In the meantime it is not surprising that he has his imitators. Whatever exceptions we take to his methods or his results, we cannot deny him a very great literary genius. To me there is a perpetual delight in his way of saying things, and I cannot wonder that younger men try to catch the trick of it. The disappointing thing for them is that it is not a trick, but an inherent virtue. His style is, upon the whole, better than that of any other novelist I know; it is always easy, without being trivial, and it is often stately, without being stiff; it gives a charm to everything he writes; and he has written so much and in such various directions, that we should be judging him very incompletely if we considered him only as a novelist. His book of European sketches must rank him with the most enlightened and agreeable travelers; and it might be fitly supplemented from his uncollected papers with a volume of American sketches. In his essays on modern French writers he indicates his critical range and grasp; but he scarcely does more, as his criticisms in "The Atlantic" and "The Nation" and elsewhere could abundantly testify.

There are indeed those who insist that criticism is his true vocation, and are impatient of his devotion to fiction; but I suspect that these admirers are mistaken. A novelists he is not, after the old fashion, or after any fashion but his own; yet since he has finally made his public in his own way of story-telling—or call it character-painting if you prefer,—it must be conceded that he has chosen best for himself and his readers in choosing the form of fiction for what he has to say. It is, after all, what a writer has to say rather than what he has to tell that we care for nowadays. In one manner or other the stories were all told long ago; and now we want merely to know what the novelist thinks about persons and situations. Mr. James gratifies this philosophic desire.
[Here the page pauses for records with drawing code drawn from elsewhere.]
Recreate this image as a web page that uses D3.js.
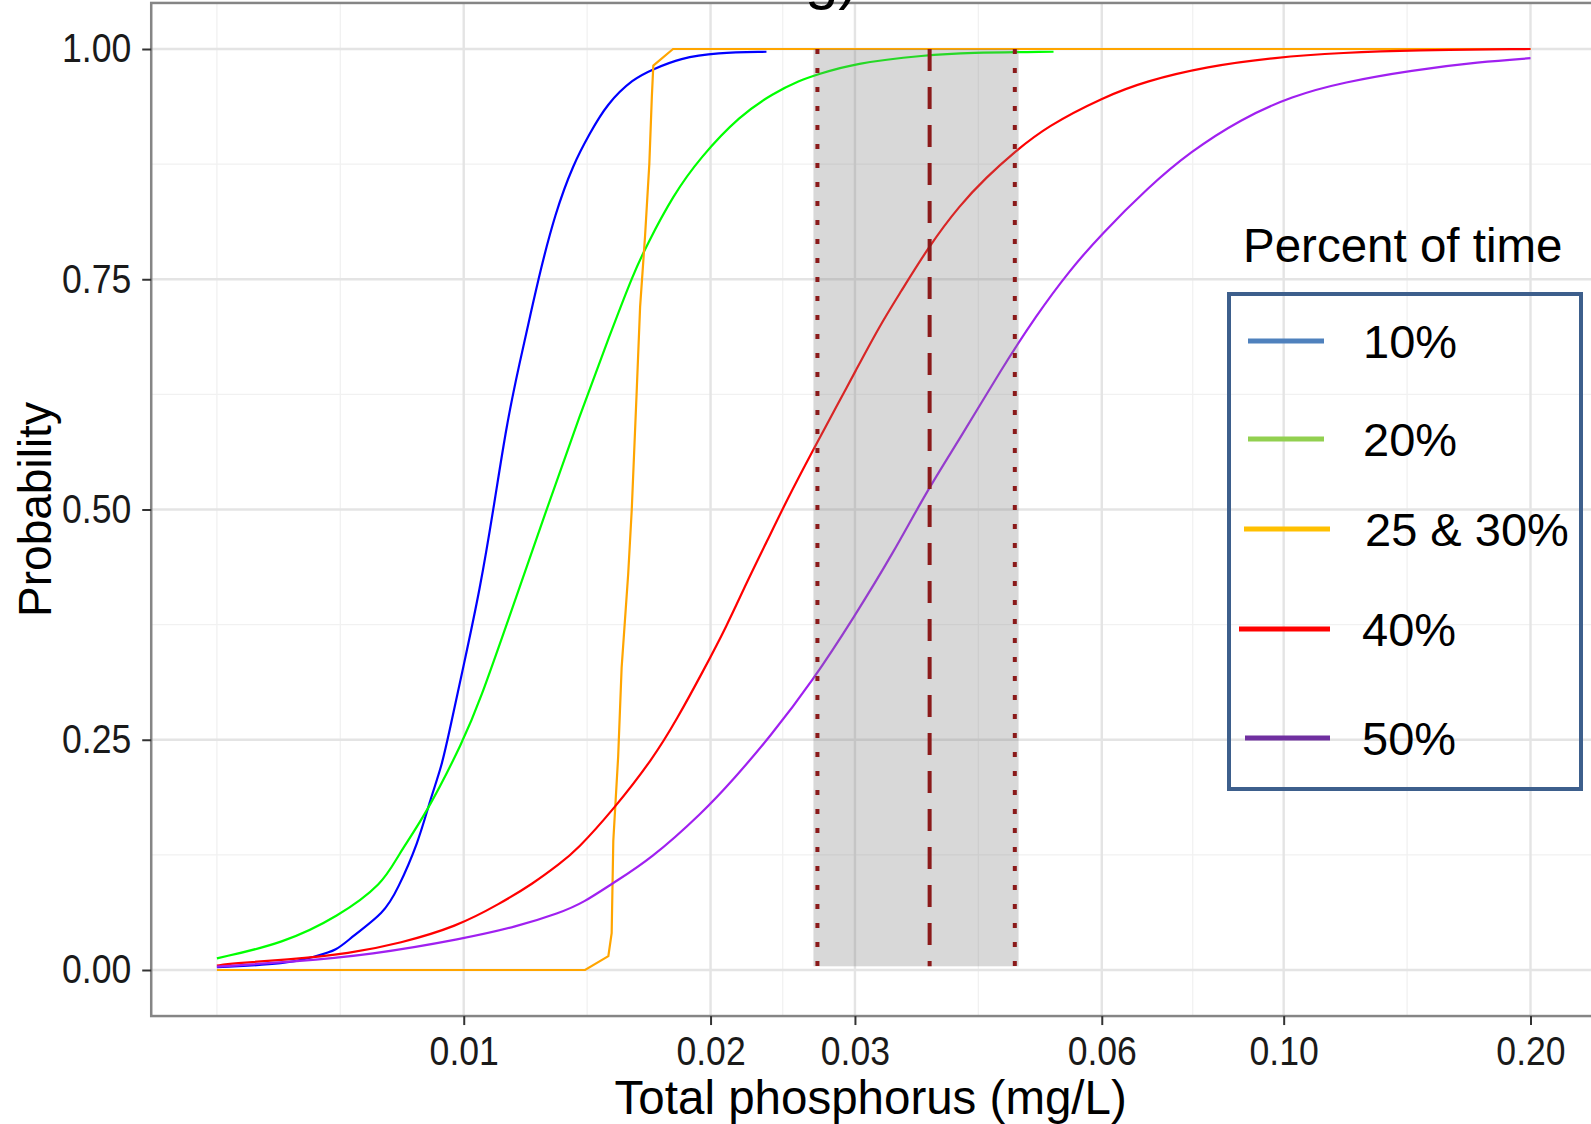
<!DOCTYPE html>
<html>
<head>
<meta charset="utf-8">
<script src="https://cdn.jsdelivr.net/npm/d3@7"></script>
<style>
  body { margin: 0; background: #fff; }
  text { font-family: "Liberation Sans", Arial, sans-serif; }
</style>
</head>
<body>
<div class="chart"></div>
<script>
// values: [total phosphorus mg/L, probability]
var p10 = [[0.005,0.003],[0.0061,0.0065],[0.0066,0.015],[0.0070,0.021],[0.0073,0.036],[0.0080,0.062],[0.0083,0.087],
  [0.0088,0.138],[0.0091,0.185],[0.0094,0.221],[0.0096,0.258],[0.0100,0.331],[0.01047,0.414],[0.01087,0.5],
  [0.01128,0.593],[0.01171,0.661],[0.01205,0.71],[0.01239,0.758],[0.01292,0.821],[0.0136,0.875],[0.01426,0.909],
  [0.01494,0.94],[0.0161,0.968],[0.01703,0.978],[0.01835,0.99],[0.02035,0.996],[0.0234,0.997]];
var p20 = [[0.005,0.0127],[0.00603,0.029],[0.00703,0.058],[0.00798,0.094],[0.00829,0.123],[0.00901,0.17],[0.0100,0.25],
  [0.01047,0.293],[0.01128,0.375],[0.01262,0.5],[0.01386,0.603],[0.01508,0.69],[0.0161,0.756],[0.01672,0.787],
  [0.018,0.841],[0.01942,0.882],[0.02173,0.928],[0.02386,0.952],[0.02571,0.966],[0.02695,0.972],[0.02987,0.9845],
  [0.0367,0.9935],[0.0411,0.996],[0.0524,0.997]];
var p25 = [[0.005,0],[0.01406,0],[0.01501,0.015],[0.01515,0.04],[0.01522,0.14],[0.01543,0.232],[0.01558,0.328],
  [0.01587,0.43],[0.01603,0.5],[0.01626,0.632],[0.01641,0.72],[0.01664,0.797],[0.01684,0.875],[0.01696,0.948],
  [0.01703,0.982],[0.018,1.0],[0.2,1.0]];
var p40 = [[0.005,0.0047],[0.00521,0.0073],[0.00608,0.011],[0.00727,0.018],[0.00836,0.029],[0.0098,0.047],[0.01107,0.072],
  [0.01216,0.094],[0.0131,0.1155],[0.01373,0.13],[0.01522,0.174],[0.01703,0.23],[0.01819,0.272],[0.0196,0.325],
  [0.02093,0.3735],[0.02214,0.421],[0.02342,0.465],[0.02477,0.51],[0.02669,0.565],[0.02877,0.619],[0.02987,0.646],
  [0.03218,0.70],[0.03405,0.735],[0.03687,0.785],[0.0403,0.831],[0.04343,0.861],[0.04679,0.887],[0.0514,0.916],
  [0.0604,0.948],[0.0678,0.965],[0.0806,0.981],[0.0976,0.991],[0.1183,0.996],[0.1433,0.9988],[0.2,1.0]];
var p50 = [[0.005,0.0036],[0.0062,0.009],[0.00769,0.0163],[0.0100,0.034],[0.0116,0.047],[0.0131,0.062],[0.01399,0.073],
  [0.01522,0.0947],[0.01687,0.1197],[0.0196,0.1717],[0.02133,0.207],[0.02363,0.253],[0.02669,0.315],[0.02987,0.382],
  [0.03342,0.453],[0.0367,0.52],[0.0403,0.577],[0.0453,0.653],[0.04985,0.710],[0.05487,0.760],[0.0598,0.798],
  [0.0684,0.850],[0.0768,0.888],[0.0887,0.924],[0.1024,0.949],[0.1183,0.964],[0.1433,0.977],[0.1737,0.986],[0.2,0.990]];

var seriesData = [p10, p20, p25, p40, p50];
var seriesColors = ['#0000ff', '#00ff00', '#ffa500', '#ff0000', '#a020f0'];

var xTicks = [0.01, 0.02, 0.03, 0.06, 0.10, 0.20];
var xTickLabels = ['0.01', '0.02', '0.03', '0.06', '0.10', '0.20'];
var yTicks = [0, 0.25, 0.5, 0.75, 1];

var band = [0.0267, 0.0475, 0.004, 1.0];   // xmin, xmax, ymin, ymax
var dottedAt = [0.027, 0.047];
var dashedAt = [0.037];

var legendLabels = ['10%', '20%', '25 & 30%', '40%', '50%'];
var legendColors = ['#4f81bd', '#92d050', '#ffc000', '#ff0000', '#7030a0'];

var width = 1591, height = 1124;

var svg = d3.select('div.chart').append('svg')
    .attr('width', width)
    .attr('height', height);

var x = d3.scaleLog().domain([0.005, 0.2]).range([216.9, 1530.5]);
var y = d3.scaleLinear().domain([0, 1]).range([970, 49]);

// panel limits with ggplot-like expansion
var lx0 = Math.log10(0.005), lx1 = Math.log10(0.2), pad = (lx1 - lx0) * 0.05;
var panelLeft = x(Math.pow(10, lx0 - pad)), panelRight = x(Math.pow(10, lx1 + pad));
var panelTop = y(1.05), panelBottom = y(-0.05);

// minor grid: midpoints between major breaks (log space), plus the extended break
var ext = [Math.log10(0.005)].concat(xTicks.map(function (d) { return Math.log10(d); }));
var xMinor = [];
for (var i = 0; i < ext.length - 1; i++) {
  xMinor.push(ext[i], (ext[i] + ext[i + 1]) / 2);
}
var yMinor = [0.125, 0.375, 0.625, 0.875];

var grid = svg.append('g').attr('class', 'grid');
grid.selectAll('line.xminor').data(xMinor).enter().append('line')
    .attr('x1', function (d) { return x(Math.pow(10, d)); })
    .attr('x2', function (d) { return x(Math.pow(10, d)); })
    .attr('y1', panelTop).attr('y2', panelBottom)
    .attr('stroke', '#f1f1f1').attr('stroke-width', 1.3);
grid.selectAll('line.yminor').data(yMinor).enter().append('line')
    .attr('y1', function (d) { return y(d); })
    .attr('y2', function (d) { return y(d); })
    .attr('x1', panelLeft).attr('x2', panelRight)
    .attr('stroke', '#f1f1f1').attr('stroke-width', 1.3);
grid.selectAll('line.xmajor').data(xTicks).enter().append('line')
    .attr('x1', function (d) { return x(d); })
    .attr('x2', function (d) { return x(d); })
    .attr('y1', panelTop).attr('y2', panelBottom)
    .attr('stroke', '#e4e4e4').attr('stroke-width', 2.4);
grid.selectAll('line.ymajor').data(yTicks).enter().append('line')
    .attr('y1', function (d) { return y(d); })
    .attr('y2', function (d) { return y(d); })
    .attr('x1', panelLeft).attr('x2', panelRight)
    .attr('stroke', '#e4e4e4').attr('stroke-width', 2.4);

// curves (the step series is drawn straight, the others smoothed)
var smooth = d3.line()
    .x(function (d) { return x(d[0]); })
    .y(function (d) { return y(d[1]); })
    .curve(d3.curveBasis);
var straight = d3.line()
    .x(function (d) { return x(d[0]); })
    .y(function (d) { return y(d[1]); });

svg.selectAll('path.curve')
  .data(seriesData)
  .enter()
  .append('path')
  .attr('class', 'curve')
  .attr('d', function (d, i) { return i === 2 ? straight(d) : smooth(d); })
  .attr('fill', 'none')
  .attr('stroke', function (d, i) { return seriesColors[i]; })
  .attr('stroke-width', 2.2);

// shaded interval and reference lines
svg.append('rect')
  .attr('x', x(band[0]))
  .attr('width', x(band[1]) - x(band[0]))
  .attr('y', y(band[3]))
  .attr('height', y(band[2]) - y(band[3]))
  .attr('fill', '#7f7f7f')
  .attr('fill-opacity', 0.3);

svg.selectAll('line.dotted').data(dottedAt).enter().append('line')
  .attr('x1', function (d) { return x(d); })
  .attr('x2', function (d) { return x(d); })
  .attr('y1', y(band[3])).attr('y2', y(band[2]))
  .attr('stroke', '#8b1a1a').attr('stroke-width', 4)
  .attr('stroke-dasharray', '5,14');

svg.selectAll('line.dashed').data(dashedAt).enter().append('line')
  .attr('x1', function (d) { return x(d); })
  .attr('x2', function (d) { return x(d); })
  .attr('y1', y(band[3])).attr('y2', y(band[2]))
  .attr('stroke', '#8b1a1a').attr('stroke-width', 4)
  .attr('stroke-dasharray', '22,16');

// panel border
svg.append('rect')
  .attr('x', panelLeft).attr('y', panelTop)
  .attr('width', panelRight - panelLeft)
  .attr('height', panelBottom - panelTop)
  .attr('fill', 'none')
  .attr('stroke', '#858585')
  .attr('stroke-width', 2.5);

// tick labels in the picture are taller than they are wide: bigger font, squeezed
function squeeze(sel) {
  sel.each(function () {
    var len = this.getComputedTextLength();
    d3.select(this).attr('textLength', len * 0.89).attr('lengthAdjust', 'spacingAndGlyphs');
  });
}

// axes
var xAxis = d3.axisBottom(x).tickValues(xTicks)
    .tickFormat(function (d, i) { return xTickLabels[i]; })
    .tickSize(9).tickPadding(12);
var xg = svg.append('g')
  .attr('class', 'x axis')
  .attr('transform', 'translate(0,' + panelBottom + ')')
  .call(xAxis);
xg.select('.domain').remove();
xg.selectAll('line').attr('stroke', '#333').attr('stroke-width', 2);
xg.selectAll('text').attr('font-size', 40).attr('fill', '#1a1a1a')
  .attr('font-family', '"Liberation Sans", Arial, sans-serif')
  .call(squeeze);

var yAxis = d3.axisLeft(y).tickValues(yTicks)
    .tickFormat(d3.format('.2f'))
    .tickSize(9).tickPadding(11);
var yg = svg.append('g')
  .attr('class', 'y axis')
  .attr('transform', 'translate(' + panelLeft + ',0)')
  .call(yAxis);
yg.select('.domain').remove();
yg.selectAll('line').attr('stroke', '#333').attr('stroke-width', 2);
yg.selectAll('text').attr('font-size', 40).attr('fill', '#1a1a1a')
  .attr('font-family', '"Liberation Sans", Arial, sans-serif')
  .call(squeeze);

// titles
svg.append('text')
  .attr('x', (panelLeft + panelRight) / 2 - 3)
  .attr('y', 1114)
  .attr('text-anchor', 'middle')
  .attr('font-size', 47.5)
  .attr('fill', '#000')
  .text('Total phosphorus (mg/L)');

svg.append('text')
  .attr('transform', 'translate(51,' + ((panelTop + panelBottom) / 2) + ') rotate(-90)')
  .attr('text-anchor', 'middle')
  .attr('font-size', 46)
  .attr('fill', '#000')
  .text('Probability');

svg.append('text')
  .attr('x', 805)
  .attr('y', -2)
  .attr('font-size', 60)
  .attr('fill', '#000')
  .text('g)');

// legend
svg.append('text')
  .attr('x', 1243)
  .attr('y', 262)
  .attr('font-size', 47.5)
  .attr('fill', '#000')
  .text('Percent of time');

svg.append('rect')
  .attr('x', 1229).attr('y', 294)
  .attr('width', 352).attr('height', 495)
  .attr('fill', 'none')
  .attr('stroke', '#3d5f8c')
  .attr('stroke-width', 4);

var legendRowY = [341, 439, 529, 629, 738];
var legendLineX = [[1248, 1324], [1248, 1324], [1244, 1330], [1239, 1330], [1245, 1330]];
var legendTextX = [1363, 1363, 1365, 1362, 1362];

var lg = svg.append('g').attr('class', 'legend');
lg.selectAll('line').data(legendLabels).enter().append('line')
  .attr('x1', function (d, i) { return legendLineX[i][0]; })
  .attr('x2', function (d, i) { return legendLineX[i][1]; })
  .attr('y1', function (d, i) { return legendRowY[i]; })
  .attr('y2', function (d, i) { return legendRowY[i]; })
  .attr('stroke', function (d, i) { return legendColors[i]; })
  .attr('stroke-width', 5);
lg.selectAll('text').data(legendLabels).enter().append('text')
  .attr('x', function (d, i) { return legendTextX[i]; })
  .attr('y', function (d, i) { return legendRowY[i] + 17; })
  .attr('font-size', 47)
  .attr('fill', '#000')
  .text(function (d) { return d; });
</script>
</body>
</html>
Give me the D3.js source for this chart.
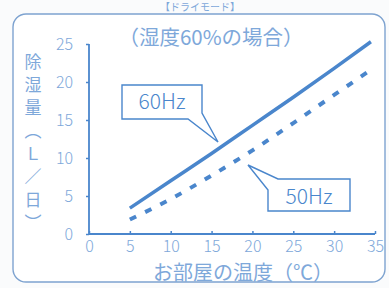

If he sometimes forbears to tell us what he thinks of the last state of his people, it is perhaps because that does not interest him, and a large-minded criticism might well insist that it was childish to demand that it must interest him.

I am not sure that any criticism is sufficiently large-minded for this. I own that I like a finished story; but then also I like those which Mr. James seems not to finish. This is probably the position of most of his readers, who cannot very logically account for either preference. We can only make sure that we have here an annalist, or analyst, as we choose, who fascinates us from his first page to his last, whose narrative or whose comment may enter into any minuteness of detail without fatiguing us, and can only truly grieve us when it ceases.